▶ WHAT YOU HAVE TO DO: Where a line contains the word "this", copy that line.

(Records from a dataset)
>>>
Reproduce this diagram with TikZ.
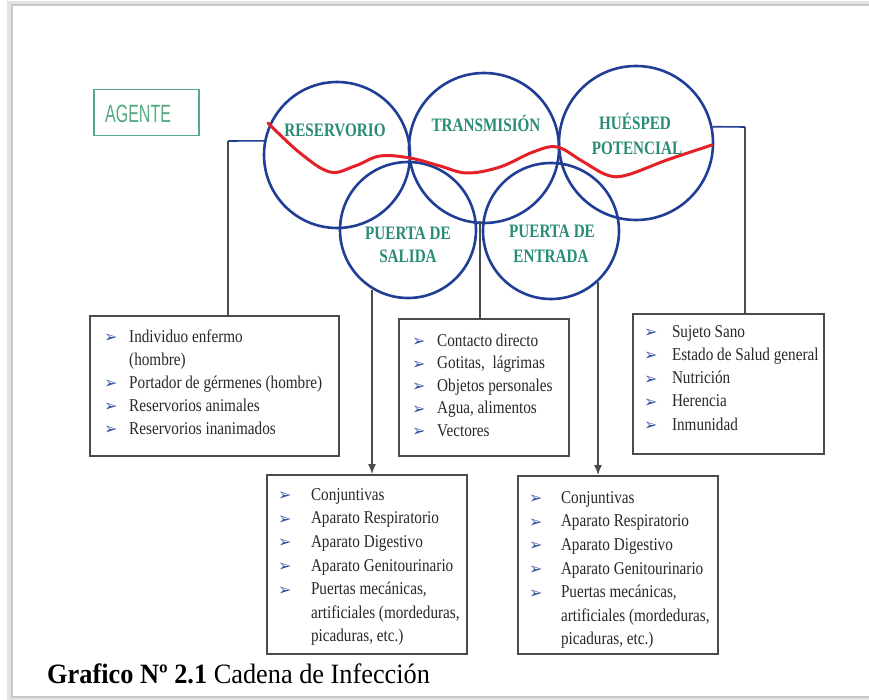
\documentclass[tikz,border=0pt]{standalone}
\usepackage{fontspec}
\setmainfont{Liberation Serif}
\newfontfamily\bodyf[FakeStretch=0.845]{Liberation Serif}
\newfontfamily\lblf[FakeStretch=0.8]{Liberation Serif}
\newfontfamily\agf[FakeStretch=0.64]{Liberation Sans}
\newfontfamily\capf[FakeStretch=0.94]{Liberation Serif}
\newfontfamily\symf{DejaVu Sans}
\usetikzlibrary{arrows.meta}
\definecolor{cblue}{RGB}{32,62,150}
\definecolor{cred}{RGB}{228,32,40}
\definecolor{cteal}{RGB}{40,140,118}
\definecolor{cagent}{RGB}{85,170,130}
\definecolor{cbox}{RGB}{75,75,75}
\definecolor{ctext}{RGB}{40,40,40}
\definecolor{cbul}{RGB}{55,85,165}
\definecolor{cframe}{RGB}{200,200,200}
\newcommand\bl[1][25pt]{\makebox[#1][l]{\raisebox{-0.5pt}{\fontsize{16}{16}\symf\color{cbul}➢}}}
\newcommand\ind[1][25pt]{\hspace*{#1}}
\newcommand\st{\rule{0pt}{13pt}}
\tikzset{
  circ/.style={circle, draw=cblue, line width=2.6pt, inner sep=0pt},
  lbl/.style={anchor=base, inner sep=0pt, text=cteal, font=\lblf\fontsize{19}{19}\selectfont\bfseries},
  boxst/.style={rectangle, draw=cbox, line width=1.6pt, anchor=north west, inner sep=0pt},
  btext/.style={anchor=north west, inner sep=0pt, align=left, text=ctext, font=\bodyf\fontsize{18}{23}\selectfont},
  conn/.style={draw=cbox, line width=1.3pt},
  bconn/.style={draw=cblue, line width=1.6pt},
  arr/.style={conn, -{Latex[length=10pt,width=8pt]}}
}
\begin{document}
\begin{tikzpicture}[x=1pt, y=-1pt]
\useasboundingbox (0,0) rectangle (869,700);
\fill[white] (0,0) rectangle (869,700);
% frame
\draw[cframe!50, line width=4pt] (9,3) rectangle (900,699);
\draw[cframe, line width=1.6pt] (12,5) rectangle (900,697);

% AGENTE
\node[draw=cagent, line width=1.5pt, minimum width=105pt, minimum height=46pt, anchor=north west, inner sep=0pt] (agente) at (93,89) {};
\node[anchor=base west, inner sep=0pt, text=cagent, font=\agf\fontsize{25}{25}\selectfont] (agtxt) at (105,123) {AGENTE};

% circles
\node[circ, minimum size=146pt] (res) at (337,155) {};
\node[circ, minimum size=150pt] (tra) at (484,148) {};
\node[circ, minimum size=154pt] (hue) at (636,143) {};
\node[circ, minimum size=136pt] (sal) at (408,230) {};
\node[circ, minimum size=136pt] (ent) at (551,231) {};

% red wave
\draw[cred, line width=3pt, line cap=round] plot[smooth, tension=0.6] coordinates {(268,123) (300,153) (330,172) (355,166) (380,156) (410,158) (440,166) (467,173) (500,167) (533,152) (557,147) (582,161) (607,175) (627,175) (667,160) (712,145)};

% labels
\node[lbl] (l1) at (335,137) {RESERVORIO};
\node[lbl] (l2) at (486,132) {TRANSMISIÓN};
\node[lbl] (l3) at (635,130) {HUÉSPED};
\node[lbl] (l4) at (637,155) {POTENCIAL};
\node[lbl] (l5) at (408,240) {PUERTA DE};
\node[lbl] (l6) at (408,263) {SALIDA};
\node[lbl] (l7) at (552,238) {PUERTA DE};
\node[lbl] (l8) at (551,263) {ENTRADA};

% boxes
\node[boxst, minimum width=249pt, minimum height=140pt] (lbox) at (89,315) {};
\node[boxst, minimum width=170pt, minimum height=137pt] (mbox) at (398,318) {};
\node[boxst, minimum width=191pt, minimum height=140pt] (rbox) at (632,313) {};
\node[boxst, minimum width=200pt, minimum height=179pt] (blbox) at (266,474) {};
\node[boxst, minimum width=200pt, minimum height=178pt] (brbox) at (517,475) {};

% box texts
\node[btext] (lt) at (104,329) {\st\bl Individuo enfermo\\ \ind(hombre)\\ \bl Portador de gérmenes (hombre)\\ \bl Reservorios animales\\ \bl Reservorios inanimados};
\node[btext, font=\bodyf\fontsize{18}{22.5}\selectfont] (mt) at (412,333) {\st\bl Contacto directo\\ \bl Gotitas,\ \ lágrimas\\ \bl Objetos personales\\ \bl Agua, alimentos\\ \bl Vectores};
\node[btext, font=\bodyf\fontsize{18}{23.2}\selectfont] (rt) at (644,324) {\st\bl[24pt] Sujeto Sano\\ \bl[24pt] Estado de Salud general\\ \bl[24pt] Nutrición\\ \bl[24pt] Herencia\\ \bl[24pt] Inmunidad};
\node[btext, font=\bodyf\fontsize{18}{23.6}\selectfont] (blt) at (278,487) {\st\bl[29pt] Conjuntivas\\ \bl[29pt] Aparato Respiratorio\\ \bl[29pt] Aparato Digestivo\\ \bl[29pt] Aparato Genitourinario\\ \bl[29pt] Puertas mecánicas,\\ \ind[29pt] artificiales (mordeduras,\\ \ind[29pt] picaduras, etc.)};
\node[btext, font=\bodyf\fontsize{18}{23.6}\selectfont] (brt) at (529,490) {\st\bl[28pt] Conjuntivas\\ \bl[28pt] Aparato Respiratorio\\ \bl[28pt] Aparato Digestivo\\ \bl[28pt] Aparato Genitourinario\\ \bl[28pt] Puertas mecánicas,\\ \ind[28pt] artificiales (mordeduras,\\ \ind[28pt] picaduras, etc.)};

% connectors
\coordinate (lc) at (228,141);
\draw[bconn] (res.169) -- (lc);
\draw[conn] (lc) -- (lc |- lbox.north);
\coordinate (rc) at (745,127);
\draw[bconn] (hue.12) -- (rc);
\draw[conn] (rc) -- (rc |- rbox.north);
\coordinate (mc) at (480,221);
\draw[conn] (mc) -- (mc |- mbox.north);
\coordinate (a1) at (372,290);
\draw[arr] (a1) -- (a1 |- blbox.north);
\coordinate (a2) at (598,282);
\draw[arr] (a2) -- (a2 |- brbox.north);

% caption
\node[anchor=base west, inner sep=0pt, font=\capf\fontsize{28}{28}\selectfont] (cap) at (47,683) {\textbf{Grafico Nº 2.1} Cadena de Infección};
\end{tikzpicture}
\end{document}
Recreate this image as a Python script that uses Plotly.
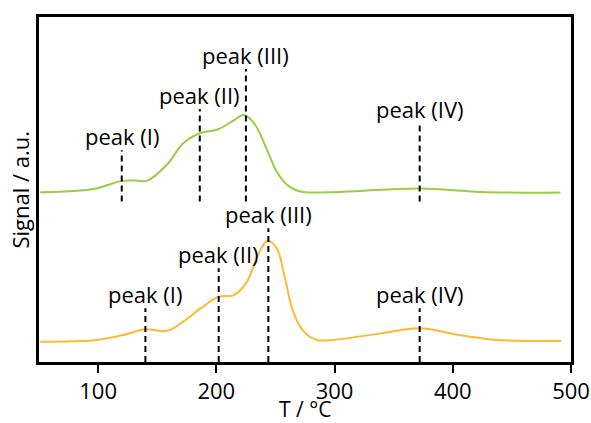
import plotly.graph_objects as go

# Temperature (°C) and signal (a.u.)
t_green = [51, 85, 102, 108, 120, 132, 141, 158, 172, 186, 201, 215, 223, 232, 243, 251, 260, 271, 296, 372, 423, 491]
s_green = [49.2, 49.7, 50.6, 51.3, 52.5, 52.6, 52.5, 57.1, 63.4, 66.3, 67.4, 70.1, 71.6, 69.2, 61.4, 55.2, 51.3, 49.4, 49.2, 50.3, 49.3, 49.1]

t_orange = [51, 99, 121, 140, 158, 172, 187, 202, 215, 226, 234, 243, 251, 258, 265, 274, 285, 299, 339, 372, 406, 437, 492]
s_orange = [5.9, 6.4, 7.8, 9.5, 9.0, 11.7, 15.6, 18.9, 19.4, 23.3, 30.1, 35.1, 33.0, 24.3, 14.6, 8.8, 6.4, 6.4, 8.3, 9.8, 7.8, 6.4, 6.1]

peak_labels = ["peak (I)", "peak (II)", "peak (III)", "peak (IV)"]
green_peak_t = [120, 186, 225, 372]
green_line_top = [61.4, 73.3, 84.9, 69.4]
green_line_bottom = 46.5
orange_peak_t = [140, 202, 244, 372]
orange_line_top = [15.6, 27.2, 38.8, 15.6]
orange_line_bottom = 0

x_ticks = [100, 200, 300, 400, 500]

GREEN = "#9BCD42"
ORANGE = "#FDBA35"
FONT = "Open Sans"
FS = 22

fig = go.Figure()
fig.add_trace(go.Scatter(x=t_green, y=s_green, mode="lines",
                         line=dict(color=GREEN, width=2, shape="spline", smoothing=1.0),
                         showlegend=False, hoverinfo="skip"))
fig.add_trace(go.Scatter(x=t_orange, y=s_orange, mode="lines",
                         line=dict(color=ORANGE, width=2, shape="spline", smoothing=1.0),
                         showlegend=False, hoverinfo="skip"))

for t, top in zip(green_peak_t, green_line_top):
    fig.add_trace(go.Scatter(x=[t, t], y=[green_line_bottom, top], mode="lines",
                             line=dict(color="black", width=2, dash="6px,4px"),
                             showlegend=False, hoverinfo="skip"))
for t, top in zip(orange_peak_t, orange_line_top):
    fig.add_trace(go.Scatter(x=[t, t], y=[orange_line_bottom, top], mode="lines",
                             line=dict(color="black", width=2, dash="6px,4px"),
                             showlegend=False, hoverinfo="skip"))

for lab, t, top in zip(peak_labels, green_peak_t, green_line_top):
    fig.add_annotation(x=t, y=top, text=lab, showarrow=False, yanchor="bottom",
                       xanchor="center", font=dict(family=FONT, size=FS, color="black"), yshift=-3)
for lab, t, top in zip(peak_labels, orange_peak_t, orange_line_top):
    fig.add_annotation(x=t, y=top, text=lab, showarrow=False, yanchor="bottom",
                       xanchor="center", font=dict(family=FONT, size=FS, color="black"), yshift=-3)

# axis titles
fig.add_annotation(x=0.5, y=0, xref="paper", yref="paper", text="T / °C", showarrow=False,
                   xanchor="center", yanchor="middle", yshift=-47, borderpad=0,
                   font=dict(family=FONT, size=21, color="black"))
fig.add_annotation(x=0, y=0.5, xref="paper", yref="paper", text="Signal / a.u.", showarrow=False,
                   xanchor="center", yanchor="middle", xshift=-20, textangle=-90,
                   font=dict(family=FONT, size=FS, color="black"))

fig.update_layout(
    width=591, height=423,
    margin=dict(l=39, r=20, t=17, b=61),
    paper_bgcolor="white", plot_bgcolor="white",
    font=dict(family=FONT, size=FS, color="black"),
)
fig.update_xaxes(range=[50, 500], tickvals=x_ticks, ticks="outside", ticklen=8, tickwidth=2,
                 tickcolor="black", showline=True, linewidth=3, linecolor="black", mirror=True,
                 showgrid=False, zeroline=False, automargin=False,
                 tickfont=dict(family=FONT, size=FS))
fig.update_yaxes(range=[0, 100], showticklabels=False, ticks="", showline=True, linewidth=3,
                 linecolor="black", mirror=True, showgrid=False, zeroline=False, automargin=False)

fig.write_html("out.html")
<<<
▶ THE RESPONSE:
Reproduce this diagram with TikZ.
Recreate this image as a Python script that uses Plotly.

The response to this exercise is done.